**Brief:** Please write the listing below out again exactly, leaving every picture behind.
━━━━━━━━━━━━━━━━
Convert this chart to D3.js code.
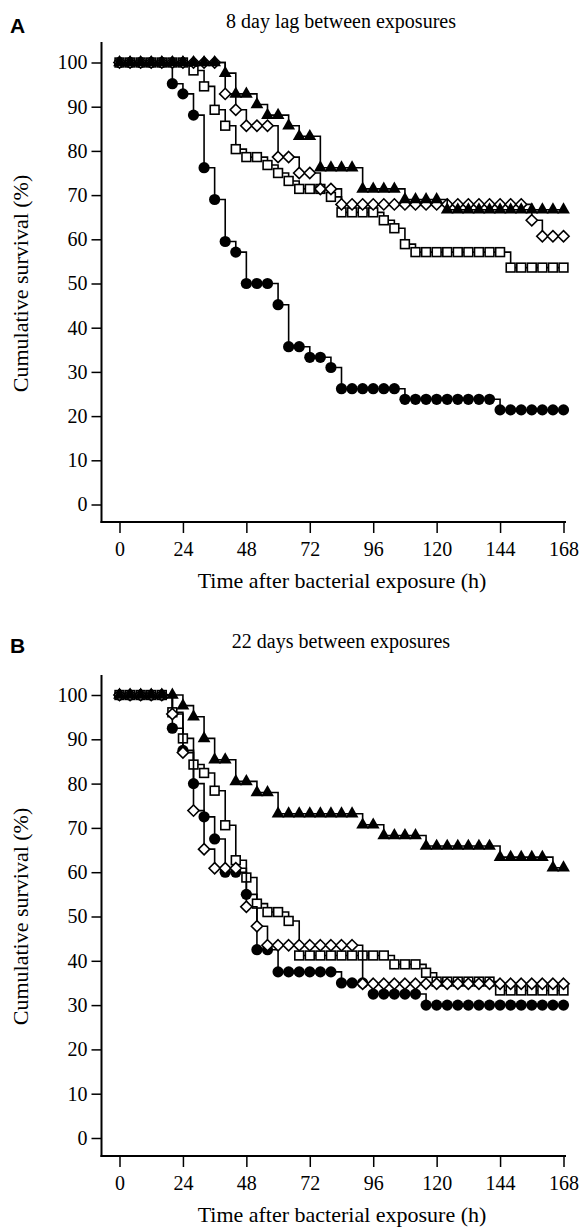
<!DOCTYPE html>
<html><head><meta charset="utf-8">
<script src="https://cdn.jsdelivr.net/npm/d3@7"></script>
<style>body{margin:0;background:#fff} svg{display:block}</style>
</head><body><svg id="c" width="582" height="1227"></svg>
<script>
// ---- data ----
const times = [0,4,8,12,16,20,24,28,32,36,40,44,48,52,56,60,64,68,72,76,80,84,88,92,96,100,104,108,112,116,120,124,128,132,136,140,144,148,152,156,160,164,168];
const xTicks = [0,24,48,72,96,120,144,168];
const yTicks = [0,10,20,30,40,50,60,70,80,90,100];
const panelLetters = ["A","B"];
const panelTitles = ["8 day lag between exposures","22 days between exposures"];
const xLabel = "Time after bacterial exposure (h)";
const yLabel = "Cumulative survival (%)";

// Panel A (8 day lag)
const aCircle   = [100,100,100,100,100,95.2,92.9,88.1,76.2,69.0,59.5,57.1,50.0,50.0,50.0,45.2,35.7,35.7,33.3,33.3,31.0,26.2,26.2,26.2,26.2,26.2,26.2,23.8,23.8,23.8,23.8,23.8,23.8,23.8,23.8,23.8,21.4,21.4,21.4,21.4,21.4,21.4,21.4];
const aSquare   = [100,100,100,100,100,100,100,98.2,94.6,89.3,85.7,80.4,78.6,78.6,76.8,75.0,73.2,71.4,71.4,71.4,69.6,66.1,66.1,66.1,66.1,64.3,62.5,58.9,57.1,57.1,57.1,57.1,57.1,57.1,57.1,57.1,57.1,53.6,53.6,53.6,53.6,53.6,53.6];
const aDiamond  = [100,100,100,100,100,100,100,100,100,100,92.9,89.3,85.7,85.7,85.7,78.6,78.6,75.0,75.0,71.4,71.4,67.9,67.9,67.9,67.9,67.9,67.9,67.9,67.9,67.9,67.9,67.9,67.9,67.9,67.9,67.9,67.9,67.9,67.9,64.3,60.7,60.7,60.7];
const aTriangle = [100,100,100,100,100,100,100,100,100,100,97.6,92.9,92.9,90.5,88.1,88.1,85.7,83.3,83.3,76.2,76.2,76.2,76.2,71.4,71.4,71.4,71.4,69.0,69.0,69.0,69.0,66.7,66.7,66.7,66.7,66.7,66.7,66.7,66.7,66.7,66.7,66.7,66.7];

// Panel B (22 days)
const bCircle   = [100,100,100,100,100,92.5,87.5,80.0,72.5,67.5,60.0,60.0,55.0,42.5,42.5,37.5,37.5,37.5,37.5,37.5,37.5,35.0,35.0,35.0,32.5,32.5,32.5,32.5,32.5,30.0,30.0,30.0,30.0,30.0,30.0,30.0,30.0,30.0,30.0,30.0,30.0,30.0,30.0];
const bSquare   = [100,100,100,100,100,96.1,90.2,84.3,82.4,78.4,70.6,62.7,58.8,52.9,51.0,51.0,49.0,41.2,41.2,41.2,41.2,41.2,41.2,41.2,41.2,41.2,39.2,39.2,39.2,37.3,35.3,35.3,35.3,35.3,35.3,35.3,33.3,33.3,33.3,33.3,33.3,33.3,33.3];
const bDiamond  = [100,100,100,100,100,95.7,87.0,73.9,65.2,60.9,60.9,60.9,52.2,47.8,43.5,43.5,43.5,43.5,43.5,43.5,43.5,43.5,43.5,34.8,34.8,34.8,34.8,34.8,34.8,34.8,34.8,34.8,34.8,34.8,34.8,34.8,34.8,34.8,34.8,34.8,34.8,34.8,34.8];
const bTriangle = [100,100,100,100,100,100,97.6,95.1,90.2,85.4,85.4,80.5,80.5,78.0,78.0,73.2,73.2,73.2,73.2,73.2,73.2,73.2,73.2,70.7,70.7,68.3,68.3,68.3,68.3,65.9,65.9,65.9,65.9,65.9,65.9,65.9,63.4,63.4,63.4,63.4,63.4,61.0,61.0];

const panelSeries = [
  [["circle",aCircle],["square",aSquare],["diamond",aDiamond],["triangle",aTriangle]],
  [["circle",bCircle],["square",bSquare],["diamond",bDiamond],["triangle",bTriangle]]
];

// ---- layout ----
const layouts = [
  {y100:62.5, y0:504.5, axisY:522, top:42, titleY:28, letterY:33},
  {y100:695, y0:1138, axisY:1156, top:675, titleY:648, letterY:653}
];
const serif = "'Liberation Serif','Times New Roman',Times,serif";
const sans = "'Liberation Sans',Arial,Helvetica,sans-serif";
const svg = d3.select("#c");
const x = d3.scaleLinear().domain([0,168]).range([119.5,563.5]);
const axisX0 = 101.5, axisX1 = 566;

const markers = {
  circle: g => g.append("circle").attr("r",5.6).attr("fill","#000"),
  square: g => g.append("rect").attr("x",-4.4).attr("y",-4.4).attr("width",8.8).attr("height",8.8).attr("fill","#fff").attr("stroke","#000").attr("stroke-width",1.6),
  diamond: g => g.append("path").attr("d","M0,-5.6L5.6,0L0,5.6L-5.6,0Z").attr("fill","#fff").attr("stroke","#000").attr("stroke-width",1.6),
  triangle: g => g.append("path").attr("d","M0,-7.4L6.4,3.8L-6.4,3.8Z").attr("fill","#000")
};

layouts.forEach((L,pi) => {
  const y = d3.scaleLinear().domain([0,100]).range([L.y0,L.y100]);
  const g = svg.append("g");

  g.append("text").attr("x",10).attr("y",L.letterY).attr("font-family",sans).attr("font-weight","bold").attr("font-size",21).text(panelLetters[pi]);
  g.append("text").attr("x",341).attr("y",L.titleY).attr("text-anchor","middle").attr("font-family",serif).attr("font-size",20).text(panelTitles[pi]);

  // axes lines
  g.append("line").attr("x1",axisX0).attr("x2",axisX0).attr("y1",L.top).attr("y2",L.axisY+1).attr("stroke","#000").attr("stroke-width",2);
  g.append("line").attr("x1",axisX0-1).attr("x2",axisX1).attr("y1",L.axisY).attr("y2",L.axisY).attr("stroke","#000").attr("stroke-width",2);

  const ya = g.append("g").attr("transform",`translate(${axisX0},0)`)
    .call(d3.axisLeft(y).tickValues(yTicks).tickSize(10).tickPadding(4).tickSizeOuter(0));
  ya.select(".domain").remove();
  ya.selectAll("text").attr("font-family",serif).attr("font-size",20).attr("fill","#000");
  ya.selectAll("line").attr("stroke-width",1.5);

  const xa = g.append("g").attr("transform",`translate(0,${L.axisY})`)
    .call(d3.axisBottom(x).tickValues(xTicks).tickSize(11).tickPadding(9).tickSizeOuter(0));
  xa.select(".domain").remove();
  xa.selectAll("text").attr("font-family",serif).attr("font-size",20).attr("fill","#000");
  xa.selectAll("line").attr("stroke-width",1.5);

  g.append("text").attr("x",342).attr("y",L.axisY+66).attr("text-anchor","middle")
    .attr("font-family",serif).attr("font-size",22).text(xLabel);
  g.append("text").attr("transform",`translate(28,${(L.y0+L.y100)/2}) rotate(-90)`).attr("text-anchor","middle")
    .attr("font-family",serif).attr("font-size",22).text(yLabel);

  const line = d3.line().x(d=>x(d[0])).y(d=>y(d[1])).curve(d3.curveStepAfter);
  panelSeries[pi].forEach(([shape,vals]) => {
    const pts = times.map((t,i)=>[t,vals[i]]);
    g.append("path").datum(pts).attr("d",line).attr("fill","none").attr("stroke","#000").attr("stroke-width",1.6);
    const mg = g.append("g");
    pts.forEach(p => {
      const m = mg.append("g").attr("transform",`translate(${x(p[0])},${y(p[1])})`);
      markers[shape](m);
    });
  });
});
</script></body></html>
━━━━━━━━━━━━━━━━
**The completed task:**
Convert this chart to D3.js code.
<!DOCTYPE html>
<html><head><meta charset="utf-8">
<script src="https://cdn.jsdelivr.net/npm/d3@7"></script>
<style>body{margin:0;background:#fff} svg{display:block}</style>
</head><body><svg id="c" width="582" height="1227"></svg>
<script>
// ---- data ----
const times = [0,4,8,12,16,20,24,28,32,36,40,44,48,52,56,60,64,68,72,76,80,84,88,92,96,100,104,108,112,116,120,124,128,132,136,140,144,148,152,156,160,164,168];
const xTicks = [0,24,48,72,96,120,144,168];
const yTicks = [0,10,20,30,40,50,60,70,80,90,100];
const panelLetters = ["A","B"];
const panelTitles = ["8 day lag between exposures","22 days between exposures"];
const xLabel = "Time after bacterial exposure (h)";
const yLabel = "Cumulative survival (%)";

// Panel A (8 day lag)
const aCircle   = [100,100,100,100,100,95.2,92.9,88.1,76.2,69.0,59.5,57.1,50.0,50.0,50.0,45.2,35.7,35.7,33.3,33.3,31.0,26.2,26.2,26.2,26.2,26.2,26.2,23.8,23.8,23.8,23.8,23.8,23.8,23.8,23.8,23.8,21.4,21.4,21.4,21.4,21.4,21.4,21.4];
const aSquare   = [100,100,100,100,100,100,100,98.2,94.6,89.3,85.7,80.4,78.6,78.6,76.8,75.0,73.2,71.4,71.4,71.4,69.6,66.1,66.1,66.1,66.1,64.3,62.5,58.9,57.1,57.1,57.1,57.1,57.1,57.1,57.1,57.1,57.1,53.6,53.6,53.6,53.6,53.6,53.6];
const aDiamond  = [100,100,100,100,100,100,100,100,100,100,92.9,89.3,85.7,85.7,85.7,78.6,78.6,75.0,75.0,71.4,71.4,67.9,67.9,67.9,67.9,67.9,67.9,67.9,67.9,67.9,67.9,67.9,67.9,67.9,67.9,67.9,67.9,67.9,67.9,64.3,60.7,60.7,60.7];
const aTriangle = [100,100,100,100,100,100,100,100,100,100,97.6,92.9,92.9,90.5,88.1,88.1,85.7,83.3,83.3,76.2,76.2,76.2,76.2,71.4,71.4,71.4,71.4,69.0,69.0,69.0,69.0,66.7,66.7,66.7,66.7,66.7,66.7,66.7,66.7,66.7,66.7,66.7,66.7];

// Panel B (22 days)
const bCircle   = [100,100,100,100,100,92.5,87.5,80.0,72.5,67.5,60.0,60.0,55.0,42.5,42.5,37.5,37.5,37.5,37.5,37.5,37.5,35.0,35.0,35.0,32.5,32.5,32.5,32.5,32.5,30.0,30.0,30.0,30.0,30.0,30.0,30.0,30.0,30.0,30.0,30.0,30.0,30.0,30.0];
const bSquare   = [100,100,100,100,100,96.1,90.2,84.3,82.4,78.4,70.6,62.7,58.8,52.9,51.0,51.0,49.0,41.2,41.2,41.2,41.2,41.2,41.2,41.2,41.2,41.2,39.2,39.2,39.2,37.3,35.3,35.3,35.3,35.3,35.3,35.3,33.3,33.3,33.3,33.3,33.3,33.3,33.3];
const bDiamond  = [100,100,100,100,100,95.7,87.0,73.9,65.2,60.9,60.9,60.9,52.2,47.8,43.5,43.5,43.5,43.5,43.5,43.5,43.5,43.5,43.5,34.8,34.8,34.8,34.8,34.8,34.8,34.8,34.8,34.8,34.8,34.8,34.8,34.8,34.8,34.8,34.8,34.8,34.8,34.8,34.8];
const bTriangle = [100,100,100,100,100,100,97.6,95.1,90.2,85.4,85.4,80.5,80.5,78.0,78.0,73.2,73.2,73.2,73.2,73.2,73.2,73.2,73.2,70.7,70.7,68.3,68.3,68.3,68.3,65.9,65.9,65.9,65.9,65.9,65.9,65.9,63.4,63.4,63.4,63.4,63.4,61.0,61.0];

const panelSeries = [
  [["circle",aCircle],["square",aSquare],["diamond",aDiamond],["triangle",aTriangle]],
  [["circle",bCircle],["square",bSquare],["diamond",bDiamond],["triangle",bTriangle]]
];

// ---- layout ----
const layouts = [
  {y100:62.5, y0:504.5, axisY:522, top:42, titleY:28, letterY:33},
  {y100:695, y0:1138, axisY:1156, top:675, titleY:648, letterY:653}
];
const serif = "'Liberation Serif','Times New Roman',Times,serif";
const sans = "'Liberation Sans',Arial,Helvetica,sans-serif";
const svg = d3.select("#c");
const x = d3.scaleLinear().domain([0,168]).range([119.5,563.5]);
const axisX0 = 101.5, axisX1 = 566;

const markers = {
  circle: g => g.append("circle").attr("r",5.6).attr("fill","#000"),
  square: g => g.append("rect").attr("x",-4.4).attr("y",-4.4).attr("width",8.8).attr("height",8.8).attr("fill","#fff").attr("stroke","#000").attr("stroke-width",1.6),
  diamond: g => g.append("path").attr("d","M0,-5.6L5.6,0L0,5.6L-5.6,0Z").attr("fill","#fff").attr("stroke","#000").attr("stroke-width",1.6),
  triangle: g => g.append("path").attr("d","M0,-7.4L6.4,3.8L-6.4,3.8Z").attr("fill","#000")
};

layouts.forEach((L,pi) => {
  const y = d3.scaleLinear().domain([0,100]).range([L.y0,L.y100]);
  const g = svg.append("g");

  g.append("text").attr("x",10).attr("y",L.letterY).attr("font-family",sans).attr("font-weight","bold").attr("font-size",21).text(panelLetters[pi]);
  g.append("text").attr("x",341).attr("y",L.titleY).attr("text-anchor","middle").attr("font-family",serif).attr("font-size",20).text(panelTitles[pi]);

  // axes lines
  g.append("line").attr("x1",axisX0).attr("x2",axisX0).attr("y1",L.top).attr("y2",L.axisY+1).attr("stroke","#000").attr("stroke-width",2);
  g.append("line").attr("x1",axisX0-1).attr("x2",axisX1).attr("y1",L.axisY).attr("y2",L.axisY).attr("stroke","#000").attr("stroke-width",2);

  const ya = g.append("g").attr("transform",`translate(${axisX0},0)`)
    .call(d3.axisLeft(y).tickValues(yTicks).tickSize(10).tickPadding(4).tickSizeOuter(0));
  ya.select(".domain").remove();
  ya.selectAll("text").attr("font-family",serif).attr("font-size",20).attr("fill","#000");
  ya.selectAll("line").attr("stroke-width",1.5);

  const xa = g.append("g").attr("transform",`translate(0,${L.axisY})`)
    .call(d3.axisBottom(x).tickValues(xTicks).tickSize(11).tickPadding(9).tickSizeOuter(0));
  xa.select(".domain").remove();
  xa.selectAll("text").attr("font-family",serif).attr("font-size",20).attr("fill","#000");
  xa.selectAll("line").attr("stroke-width",1.5);

  g.append("text").attr("x",342).attr("y",L.axisY+66).attr("text-anchor","middle")
    .attr("font-family",serif).attr("font-size",22).text(xLabel);
  g.append("text").attr("transform",`translate(28,${(L.y0+L.y100)/2}) rotate(-90)`).attr("text-anchor","middle")
    .attr("font-family",serif).attr("font-size",22).text(yLabel);

  const line = d3.line().x(d=>x(d[0])).y(d=>y(d[1])).curve(d3.curveStepAfter);
  panelSeries[pi].forEach(([shape,vals]) => {
    const pts = times.map((t,i)=>[t,vals[i]]);
    g.append("path").datum(pts).attr("d",line).attr("fill","none").attr("stroke","#000").attr("stroke-width",1.6);
    const mg = g.append("g");
    pts.forEach(p => {
      const m = mg.append("g").attr("transform",`translate(${x(p[0])},${y(p[1])})`);
      markers[shape](m);
    });
  });
});
</script></body></html>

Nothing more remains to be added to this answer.